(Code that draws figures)
= = = = = = =

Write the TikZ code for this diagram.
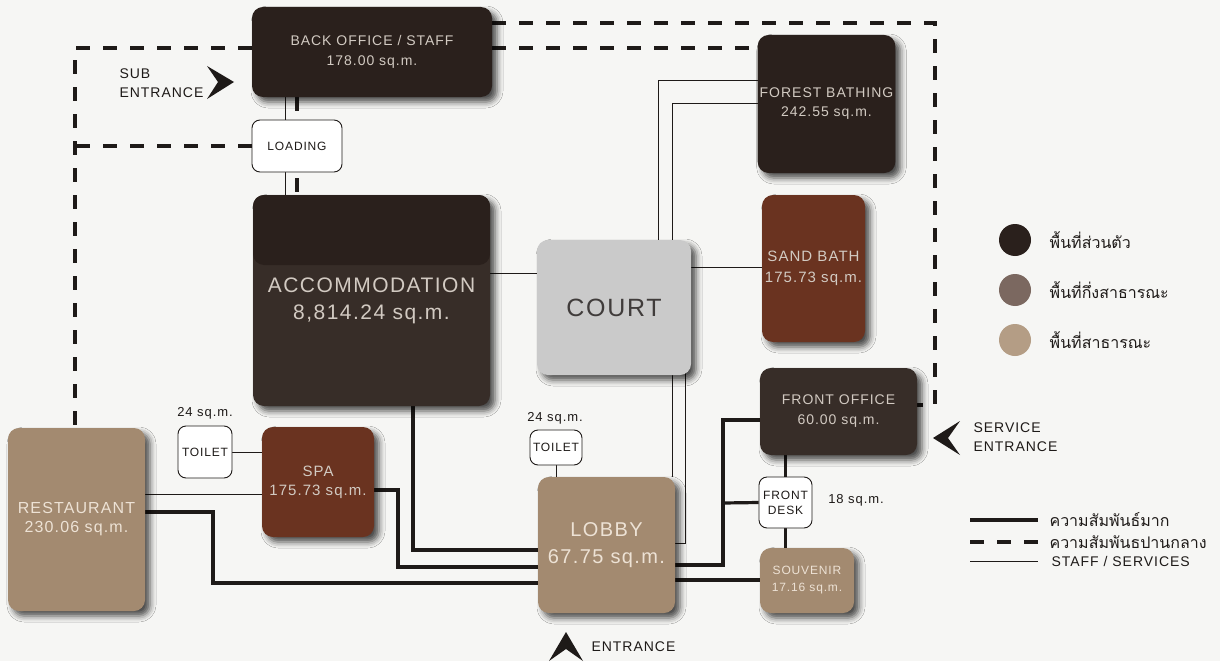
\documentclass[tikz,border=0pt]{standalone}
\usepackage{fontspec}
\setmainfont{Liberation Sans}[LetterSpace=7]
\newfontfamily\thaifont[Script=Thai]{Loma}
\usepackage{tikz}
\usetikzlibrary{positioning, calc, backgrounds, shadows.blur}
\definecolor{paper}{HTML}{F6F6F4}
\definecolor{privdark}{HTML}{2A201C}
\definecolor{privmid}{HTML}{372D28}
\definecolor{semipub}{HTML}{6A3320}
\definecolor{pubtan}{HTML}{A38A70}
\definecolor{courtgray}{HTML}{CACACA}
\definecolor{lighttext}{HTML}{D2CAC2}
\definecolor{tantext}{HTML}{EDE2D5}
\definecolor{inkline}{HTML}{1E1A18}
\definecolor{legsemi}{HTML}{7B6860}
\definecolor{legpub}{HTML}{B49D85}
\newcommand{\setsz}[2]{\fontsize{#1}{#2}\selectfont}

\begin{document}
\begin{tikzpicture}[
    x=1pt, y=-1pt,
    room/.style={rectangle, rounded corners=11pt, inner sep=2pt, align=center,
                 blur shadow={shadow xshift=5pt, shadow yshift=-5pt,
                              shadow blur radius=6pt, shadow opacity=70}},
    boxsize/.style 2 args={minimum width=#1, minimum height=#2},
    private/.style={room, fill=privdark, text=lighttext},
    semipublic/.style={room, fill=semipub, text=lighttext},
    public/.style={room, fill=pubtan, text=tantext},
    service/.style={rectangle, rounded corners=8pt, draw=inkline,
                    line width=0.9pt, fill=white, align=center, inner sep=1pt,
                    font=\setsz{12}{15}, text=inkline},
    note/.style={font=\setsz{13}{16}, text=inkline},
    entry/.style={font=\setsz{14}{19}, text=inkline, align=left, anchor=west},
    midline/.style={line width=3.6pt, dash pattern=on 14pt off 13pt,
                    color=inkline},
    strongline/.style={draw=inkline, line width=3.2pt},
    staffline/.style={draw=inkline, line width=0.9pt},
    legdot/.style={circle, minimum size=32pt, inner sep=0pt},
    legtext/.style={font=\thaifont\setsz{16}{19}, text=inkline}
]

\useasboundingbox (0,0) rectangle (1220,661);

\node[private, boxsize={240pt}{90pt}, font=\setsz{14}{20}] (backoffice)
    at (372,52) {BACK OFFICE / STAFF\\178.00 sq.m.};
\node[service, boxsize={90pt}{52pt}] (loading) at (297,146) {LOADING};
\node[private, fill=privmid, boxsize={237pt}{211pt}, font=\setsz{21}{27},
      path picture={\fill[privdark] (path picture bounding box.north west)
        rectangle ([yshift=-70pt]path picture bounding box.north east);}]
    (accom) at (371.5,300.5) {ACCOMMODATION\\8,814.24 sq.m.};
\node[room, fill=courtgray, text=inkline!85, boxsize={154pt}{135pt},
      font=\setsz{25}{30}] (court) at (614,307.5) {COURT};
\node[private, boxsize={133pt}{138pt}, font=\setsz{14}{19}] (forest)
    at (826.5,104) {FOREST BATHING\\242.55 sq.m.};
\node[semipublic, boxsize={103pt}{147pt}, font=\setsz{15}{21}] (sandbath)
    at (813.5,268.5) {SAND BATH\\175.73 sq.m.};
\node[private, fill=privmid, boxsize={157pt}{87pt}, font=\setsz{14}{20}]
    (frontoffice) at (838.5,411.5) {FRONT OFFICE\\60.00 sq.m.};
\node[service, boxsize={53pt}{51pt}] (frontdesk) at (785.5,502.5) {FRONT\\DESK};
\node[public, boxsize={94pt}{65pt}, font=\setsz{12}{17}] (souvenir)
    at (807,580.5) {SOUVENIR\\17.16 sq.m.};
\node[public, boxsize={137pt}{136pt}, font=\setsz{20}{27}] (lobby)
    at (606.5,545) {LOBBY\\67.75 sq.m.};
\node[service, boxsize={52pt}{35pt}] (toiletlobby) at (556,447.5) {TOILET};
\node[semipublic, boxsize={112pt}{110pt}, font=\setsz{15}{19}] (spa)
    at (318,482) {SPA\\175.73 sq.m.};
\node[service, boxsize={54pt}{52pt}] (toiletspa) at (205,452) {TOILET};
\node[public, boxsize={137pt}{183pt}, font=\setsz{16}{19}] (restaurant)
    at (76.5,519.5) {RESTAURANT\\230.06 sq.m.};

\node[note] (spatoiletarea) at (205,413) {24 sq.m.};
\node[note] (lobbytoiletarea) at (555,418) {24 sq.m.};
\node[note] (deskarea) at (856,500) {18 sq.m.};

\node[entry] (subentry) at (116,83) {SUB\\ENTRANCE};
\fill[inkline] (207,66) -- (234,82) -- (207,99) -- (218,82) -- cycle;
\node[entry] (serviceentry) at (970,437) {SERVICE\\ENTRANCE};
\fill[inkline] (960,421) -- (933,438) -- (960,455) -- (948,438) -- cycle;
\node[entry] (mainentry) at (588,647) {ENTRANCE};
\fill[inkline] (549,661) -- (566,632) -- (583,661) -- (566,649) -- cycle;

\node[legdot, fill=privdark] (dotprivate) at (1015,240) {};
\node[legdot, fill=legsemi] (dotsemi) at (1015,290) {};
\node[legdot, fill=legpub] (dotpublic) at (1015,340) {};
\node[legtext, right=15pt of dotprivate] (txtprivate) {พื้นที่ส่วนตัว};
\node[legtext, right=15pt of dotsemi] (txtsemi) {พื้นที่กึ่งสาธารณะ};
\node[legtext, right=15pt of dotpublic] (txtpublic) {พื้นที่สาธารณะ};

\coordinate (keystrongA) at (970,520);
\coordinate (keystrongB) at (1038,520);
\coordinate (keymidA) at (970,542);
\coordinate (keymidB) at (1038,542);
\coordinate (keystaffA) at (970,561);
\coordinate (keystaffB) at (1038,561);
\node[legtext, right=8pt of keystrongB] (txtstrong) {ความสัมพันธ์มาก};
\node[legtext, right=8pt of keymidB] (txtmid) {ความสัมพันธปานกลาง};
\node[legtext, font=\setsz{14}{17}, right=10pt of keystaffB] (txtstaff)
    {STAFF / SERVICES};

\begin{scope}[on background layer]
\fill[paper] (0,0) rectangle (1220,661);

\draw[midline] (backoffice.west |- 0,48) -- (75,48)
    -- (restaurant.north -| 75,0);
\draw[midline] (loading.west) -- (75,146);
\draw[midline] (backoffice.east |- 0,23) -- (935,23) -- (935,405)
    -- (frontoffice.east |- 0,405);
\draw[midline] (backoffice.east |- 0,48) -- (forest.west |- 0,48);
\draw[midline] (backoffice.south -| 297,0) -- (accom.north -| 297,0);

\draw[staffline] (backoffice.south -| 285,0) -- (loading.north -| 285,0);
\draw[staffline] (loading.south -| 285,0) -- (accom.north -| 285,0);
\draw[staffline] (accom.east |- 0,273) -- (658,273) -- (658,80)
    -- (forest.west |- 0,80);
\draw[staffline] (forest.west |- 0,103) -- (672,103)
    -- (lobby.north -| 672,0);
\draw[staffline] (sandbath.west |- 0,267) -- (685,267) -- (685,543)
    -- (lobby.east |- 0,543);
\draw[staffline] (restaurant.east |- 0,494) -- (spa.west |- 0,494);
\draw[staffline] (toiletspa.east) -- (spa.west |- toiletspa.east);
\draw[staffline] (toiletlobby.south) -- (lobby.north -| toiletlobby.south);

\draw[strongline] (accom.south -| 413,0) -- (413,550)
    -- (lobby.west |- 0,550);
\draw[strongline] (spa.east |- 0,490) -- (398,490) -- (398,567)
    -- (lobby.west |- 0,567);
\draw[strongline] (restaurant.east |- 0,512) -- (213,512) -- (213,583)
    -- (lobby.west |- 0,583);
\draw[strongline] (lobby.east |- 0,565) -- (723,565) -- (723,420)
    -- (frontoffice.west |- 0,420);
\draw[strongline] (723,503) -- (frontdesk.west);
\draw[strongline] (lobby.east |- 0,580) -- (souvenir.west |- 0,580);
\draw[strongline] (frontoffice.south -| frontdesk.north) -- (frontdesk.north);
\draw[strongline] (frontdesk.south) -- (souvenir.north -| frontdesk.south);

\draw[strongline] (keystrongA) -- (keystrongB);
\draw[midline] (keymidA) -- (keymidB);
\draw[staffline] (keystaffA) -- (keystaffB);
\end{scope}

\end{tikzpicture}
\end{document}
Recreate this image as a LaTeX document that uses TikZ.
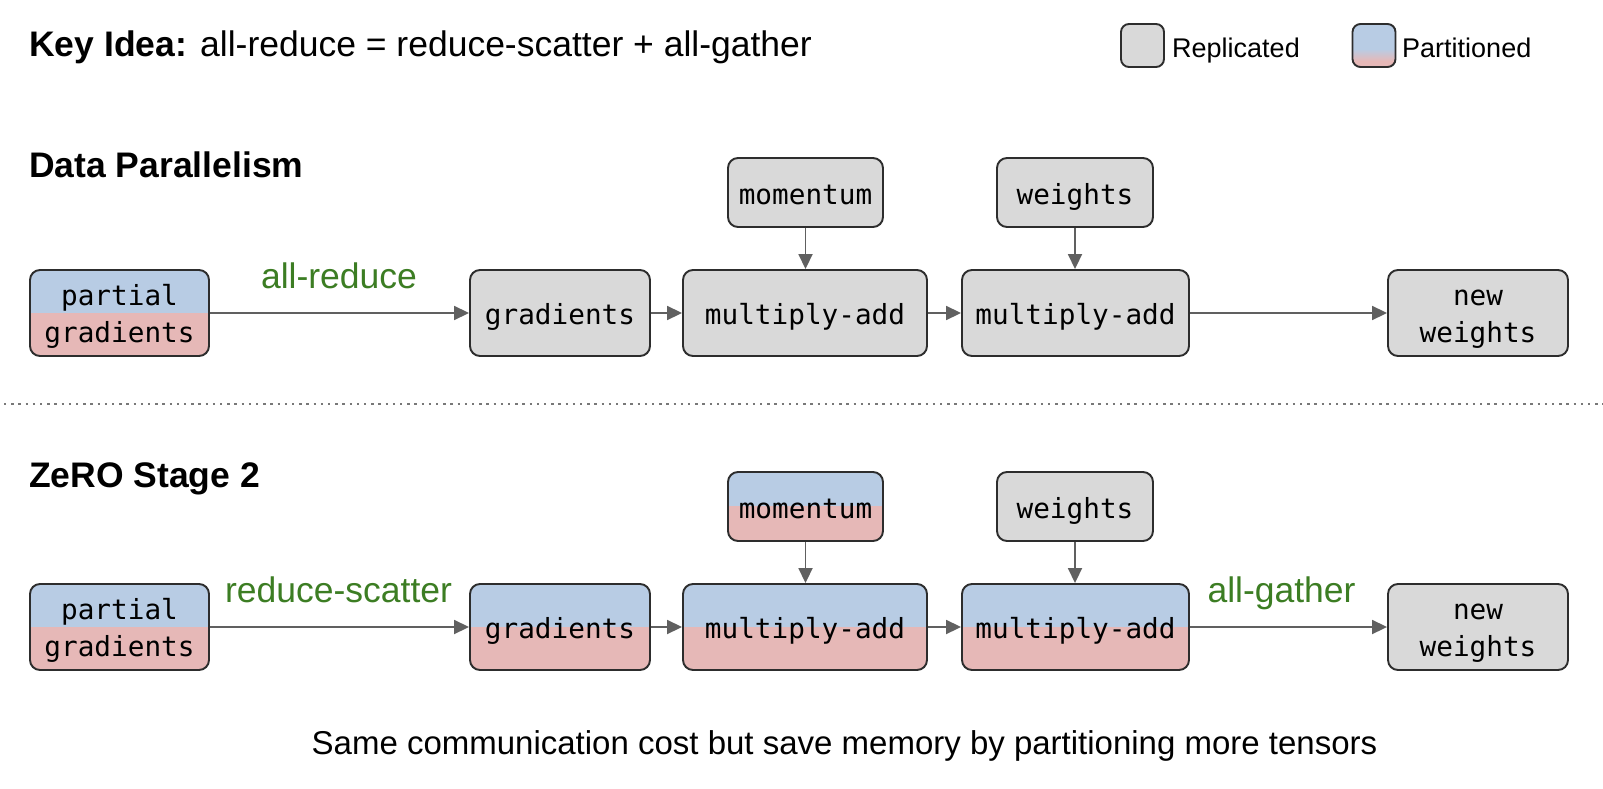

= = = = = = =

• [EXERCISE GOAL]: Looking at the material above, count the lines that hold "this" and give the total alone.

• [EXPECTED OUTPUT]: 2